## What is being asked
Reproduce all of the data below without alteration; exclude every picture.

## Data segment
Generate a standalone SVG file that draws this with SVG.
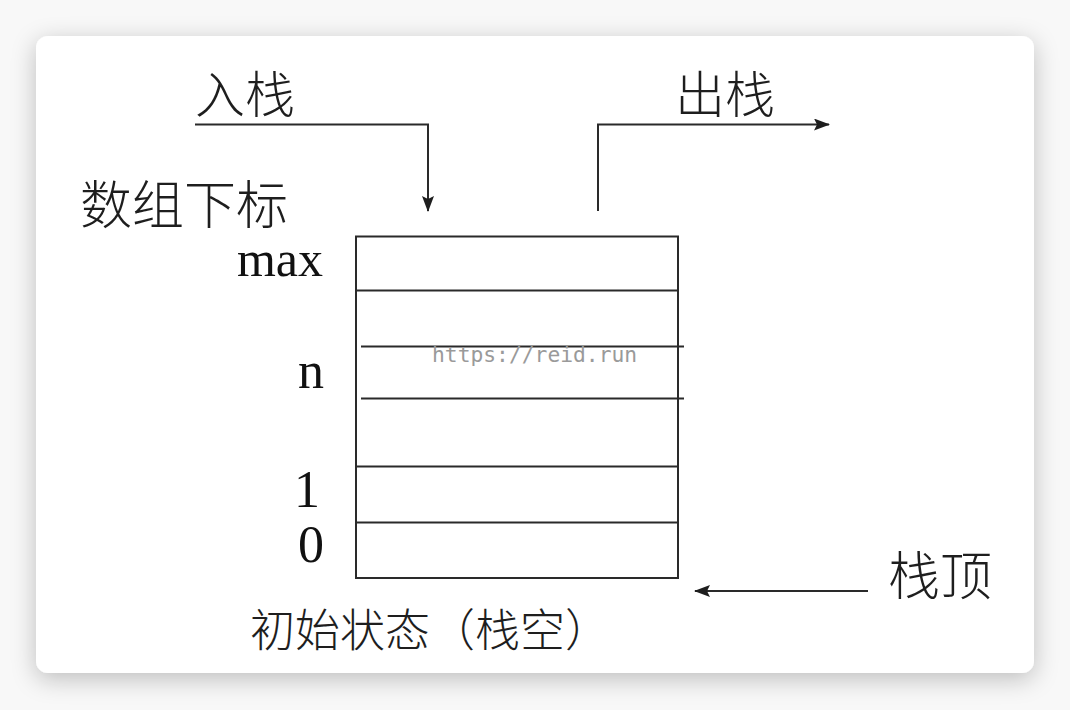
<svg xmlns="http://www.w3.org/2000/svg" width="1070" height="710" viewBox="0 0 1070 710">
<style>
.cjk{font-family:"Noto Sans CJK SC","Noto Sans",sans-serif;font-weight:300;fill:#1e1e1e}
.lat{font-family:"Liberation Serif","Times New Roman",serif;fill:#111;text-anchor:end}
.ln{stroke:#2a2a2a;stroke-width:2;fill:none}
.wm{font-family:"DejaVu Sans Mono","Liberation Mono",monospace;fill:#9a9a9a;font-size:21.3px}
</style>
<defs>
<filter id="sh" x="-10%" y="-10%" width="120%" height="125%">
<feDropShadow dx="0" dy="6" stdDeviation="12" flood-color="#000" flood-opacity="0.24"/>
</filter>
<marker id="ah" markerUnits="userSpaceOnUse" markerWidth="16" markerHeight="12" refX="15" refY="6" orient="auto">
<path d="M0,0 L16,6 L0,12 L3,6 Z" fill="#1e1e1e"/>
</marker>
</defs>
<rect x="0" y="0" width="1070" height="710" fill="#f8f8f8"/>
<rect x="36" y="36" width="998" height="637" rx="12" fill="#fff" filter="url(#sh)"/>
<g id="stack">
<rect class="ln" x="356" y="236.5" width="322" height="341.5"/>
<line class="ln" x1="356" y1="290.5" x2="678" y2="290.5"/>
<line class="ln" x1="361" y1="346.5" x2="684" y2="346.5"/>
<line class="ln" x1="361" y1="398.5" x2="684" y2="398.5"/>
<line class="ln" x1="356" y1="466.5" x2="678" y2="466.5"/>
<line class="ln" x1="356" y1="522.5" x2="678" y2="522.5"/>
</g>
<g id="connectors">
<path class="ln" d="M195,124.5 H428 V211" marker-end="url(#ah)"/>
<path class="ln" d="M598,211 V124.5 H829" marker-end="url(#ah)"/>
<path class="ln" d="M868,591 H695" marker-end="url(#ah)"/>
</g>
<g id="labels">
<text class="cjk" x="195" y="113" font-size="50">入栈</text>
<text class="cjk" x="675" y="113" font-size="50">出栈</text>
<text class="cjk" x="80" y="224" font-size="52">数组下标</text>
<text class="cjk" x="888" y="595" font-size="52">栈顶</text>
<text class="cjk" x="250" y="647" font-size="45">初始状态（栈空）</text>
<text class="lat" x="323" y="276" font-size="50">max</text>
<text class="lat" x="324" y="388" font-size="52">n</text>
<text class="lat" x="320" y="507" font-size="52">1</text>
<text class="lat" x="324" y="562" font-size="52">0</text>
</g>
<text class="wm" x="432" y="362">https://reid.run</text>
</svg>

## Response to the task
Generate a standalone SVG file that draws this with SVG.
<svg xmlns="http://www.w3.org/2000/svg" width="1070" height="710" viewBox="0 0 1070 710">
<style>
.cjk{font-family:"Noto Sans CJK SC","Noto Sans",sans-serif;font-weight:300;fill:#1e1e1e}
.lat{font-family:"Liberation Serif","Times New Roman",serif;fill:#111;text-anchor:end}
.ln{stroke:#2a2a2a;stroke-width:2;fill:none}
.wm{font-family:"DejaVu Sans Mono","Liberation Mono",monospace;fill:#9a9a9a;font-size:21.3px}
</style>
<defs>
<filter id="sh" x="-10%" y="-10%" width="120%" height="125%">
<feDropShadow dx="0" dy="6" stdDeviation="12" flood-color="#000" flood-opacity="0.24"/>
</filter>
<marker id="ah" markerUnits="userSpaceOnUse" markerWidth="16" markerHeight="12" refX="15" refY="6" orient="auto">
<path d="M0,0 L16,6 L0,12 L3,6 Z" fill="#1e1e1e"/>
</marker>
</defs>
<rect x="0" y="0" width="1070" height="710" fill="#f8f8f8"/>
<rect x="36" y="36" width="998" height="637" rx="12" fill="#fff" filter="url(#sh)"/>
<g id="stack">
<rect class="ln" x="356" y="236.5" width="322" height="341.5"/>
<line class="ln" x1="356" y1="290.5" x2="678" y2="290.5"/>
<line class="ln" x1="361" y1="346.5" x2="684" y2="346.5"/>
<line class="ln" x1="361" y1="398.5" x2="684" y2="398.5"/>
<line class="ln" x1="356" y1="466.5" x2="678" y2="466.5"/>
<line class="ln" x1="356" y1="522.5" x2="678" y2="522.5"/>
</g>
<g id="connectors">
<path class="ln" d="M195,124.5 H428 V211" marker-end="url(#ah)"/>
<path class="ln" d="M598,211 V124.5 H829" marker-end="url(#ah)"/>
<path class="ln" d="M868,591 H695" marker-end="url(#ah)"/>
</g>
<g id="labels">
<text class="cjk" x="195" y="113" font-size="50">入栈</text>
<text class="cjk" x="675" y="113" font-size="50">出栈</text>
<text class="cjk" x="80" y="224" font-size="52">数组下标</text>
<text class="cjk" x="888" y="595" font-size="52">栈顶</text>
<text class="cjk" x="250" y="647" font-size="45">初始状态（栈空）</text>
<text class="lat" x="323" y="276" font-size="50">max</text>
<text class="lat" x="324" y="388" font-size="52">n</text>
<text class="lat" x="320" y="507" font-size="52">1</text>
<text class="lat" x="324" y="562" font-size="52">0</text>
</g>
<text class="wm" x="432" y="362">https://reid.run</text>
</svg>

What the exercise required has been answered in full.